Перечитывая "Былое и думы", переживая все события "от знакомства с тобою", Николай Платонович в своей поздней исповеди ("Моя исповедь") признается, что день, проведенный им вместе с Александром в феврале 1826 года, после внезапной кончины любимой бабушки, он помнит очень смутно. Герцен, напротив, воспроизводит его (в своих мемуарах) отчетливо. К ним, в Старую Конюшенную, Ника привез Зонненберг, чтобы как-то отвлечь мальчика от случившегося впечатления. (Несомненно, первая увиденная смерть особенно сильно врезается в юную память.) Герцен свидетельствует, что Ник даже откликнулся на его предложение "читать Шиллера" и многое цитировал наизусть. То был не единственный эпизод в их случайных, ни к чему не обязывающих, почти родственных встречах того времени. Они друг к другу только приглядывались, приноровлялись, "выпытывали, так сказать, друг в друге симпатию". Сближались, по слову Герцена, "туго". Уж слишком разные у них темпераменты: один - молчаливый, задумчивый, другой - шаловливый, резвый. Зато сколько восторгов, надежд и вместе с тем сомнений: это и есть действительно мой настоящий друг?.. Не знают, боятся себе признаться ("Ваш друг ли, не знаю еще"), но слова дружбы и симпатии уже произнесены.

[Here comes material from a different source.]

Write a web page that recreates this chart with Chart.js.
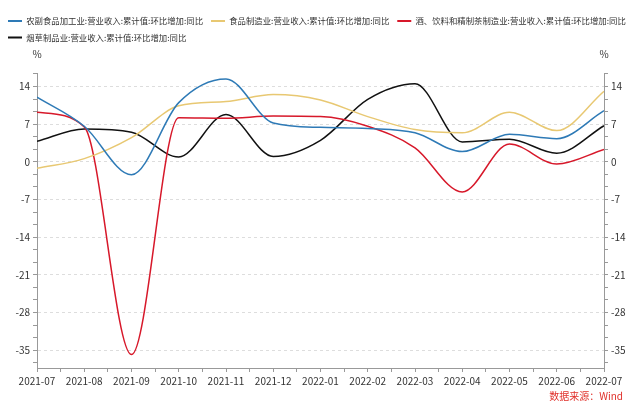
<!DOCTYPE html>
<html>
<head>
<meta charset="utf-8">
<script src="https://cdn.jsdelivr.net/npm/chart.js@4/dist/chart.umd.min.js"></script>
<style>
  html, body { margin: 0; padding: 0; background: #fff; }
  #wrap { width: 641px; height: 408px; }
</style>
</head>
<body>
<div id="wrap"><canvas id="chart" width="641" height="408"></canvas></div>
<script>
// months on the x axis
const months = ["2021-07", "2021-08", "2021-09", "2021-10", "2021-11", "2021-12",
  "2022-01", "2022-02", "2022-03", "2022-04", "2022-05", "2022-06", "2022-07"];

// series, %
const farmFood = [12.0, 6.6, -2.4, 11.0, 15.4, 7.2, 6.4, 6.2, 5.4, 1.9, 5.1, 4.3, 9.5];
const foodMaking = [-1.2, 0.6, 4.5, 10.4, 11.2, 12.5, 11.5, 8.4, 6.0, 5.4, 9.2, 5.8, 13.1];
const drinks = [9.2, 6.5, -35.8, 8.2, 8.1, 8.5, 8.4, 6.6, 2.6, -5.6, 3.3, -0.4, 2.3];
const tobacco = [3.8, 6.1, 5.5, 0.9, 8.8, 1.0, 4.0, 11.6, 14.5, 3.7, 4.2, 1.6, 6.7];

const seriesNames = [
  "农副食品加工业:营业收入:累计值:环比增加:同比",
  "食品制造业:营业收入:累计值:环比增加:同比",
  "酒、饮料和精制茶制造业:营业收入:累计值:环比增加:同比",
  "烟草制品业:营业收入:累计值:环比增加:同比"
];
const seriesColors = ["#2e7ab6", "#e8c872", "#d7182a", "#111111"];

// y axis labels, with two small ticks between each pair
const yMajorTicks = [-35, -28, -21, -14, -7, 0, 7, 14];
const yMin = -38.3, yMax = 16.5;

const FONT = "'Noto Sans CJK SC', 'Noto Sans', sans-serif";

function yTickList() {
  const out = [];
  for (let m = -42; m <= 21; m += 7) {
    for (let k = 0; k < 3; k++) {
      const v = m + k * 7 / 3;
      if (v >= yMin && v <= yMax) out.push({ value: v });
    }
  }
  return out;
}
function isMajor(v) {
  return yMajorTicks.some(t => Math.abs(t - v) < 1e-6);
}

const toPoints = arr => arr.map((v, i) => ({ x: i, y: v }));
const allSeries = [farmFood, foodMaking, drinks, tobacco];

const datasets = allSeries.map((arr, i) => ({
  label: seriesNames[i],
  data: toPoints(arr),
  borderColor: seriesColors[i],
  backgroundColor: seriesColors[i],
  borderWidth: 1.5,
  pointRadius: 0,
  fill: false,
  cubicInterpolationMode: "monotone",
  yAxisID: "y"
}));

function yAxis(position, withGrid) {
  return {
    type: "linear",
    display: true,
    position: position,
    min: yMin,
    max: yMax,
    afterBuildTicks: s => { s.ticks = yTickList(); },
    afterFit: s => { s.width = 37; },
    ticks: {
      autoSkip: false,
      padding: 3,
      color: "#333",
      font: { family: FONT, size: 10 },
      callback: v => isMajor(v) ? String(Math.round(v)) : ""
    },
    grid: {
      drawOnChartArea: withGrid,
      color: c => (c.tick && isMajor(c.tick.value)) ? "#dddddd" : "rgba(0,0,0,0)",
      tickColor: "#999",
      tickLength: 4,
      lineWidth: 1
    },
    border: { display: true, color: "#999", dash: [3, 3] }
  };
}

// puts "%" over both axes and the source note in the corner
const extras = {
  id: "extras",
  beforeInit(chart) {
    const fit = chart.legend.fit;
    chart.legend.fit = function () {
      fit.bind(chart.legend)();
      this.height = 64.2;
    };
  },
  afterDraw(chart) {
    const ctx = chart.ctx;
    const a = chart.chartArea;
    ctx.save();
    ctx.font = "10px " + FONT;
    ctx.fillStyle = "#333";
    ctx.textAlign = "center";
    ctx.textBaseline = "middle";
    ctx.fillText("%", a.left, 54);
    ctx.fillText("%", a.right, 54);
    ctx.fillStyle = "#e0302a";
    ctx.textAlign = "right";
    ctx.fillText("数据来源：Wind", 623, 396);
    ctx.restore();
  }
};

new Chart(document.getElementById("chart"), {
  type: "line",
  data: { datasets: datasets },
  options: {
    responsive: false,
    animation: false,
    layout: { padding: { top: 8.8, left: 0, right: 0, bottom: 0 } },
    scales: {
      x: {
        type: "linear",
        min: 0,
        max: months.length - 1,
        afterBuildTicks: s => {
          const t = [];
          for (let i = 0; i <= (months.length - 1) * 2; i++) t.push({ value: i / 2 });
          s.ticks = t;
        },
        afterFit: s => { s.height = 40; },
        ticks: {
          autoSkip: false,
          maxRotation: 0,
          padding: 3,
          color: "#333",
          font: { family: FONT, size: 10 },
          callback: v => Number.isInteger(v) ? months[v] : ""
        },
        grid: { drawOnChartArea: false, tickColor: "#999", tickLength: 4 },
        border: { color: "#999" }
      },
      y: yAxis("left", true),
      y2: yAxis("right", false)
    },
    plugins: {
      legend: {
        position: "top",
        align: "start",
        labels: {
          boxWidth: 14,
          boxHeight: 2,
          padding: 8,
          color: "#333",
          font: { family: FONT, size: 8.4 },
          generateLabels: chart =>
            Chart.defaults.plugins.legend.labels.generateLabels(chart)
              .map(l => Object.assign(l, { lineWidth: 0 }))
        }
      },
      tooltip: { enabled: false }
    }
  },
  plugins: [extras]
});
</script>
</body>
</html>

Герцен: "Я предчувствовал в нем брата, "близкого родственника душе""…

Огарев: "…я был подготовлен к встрече с тобою. Как ни розны наши организации, но путь наш был один; у тебя на этом пути было больше прямолинейной деятельности и мужества… <…> Я шел беспечно зигзагами, около прямой линии, но все же в сторону не сворачивал".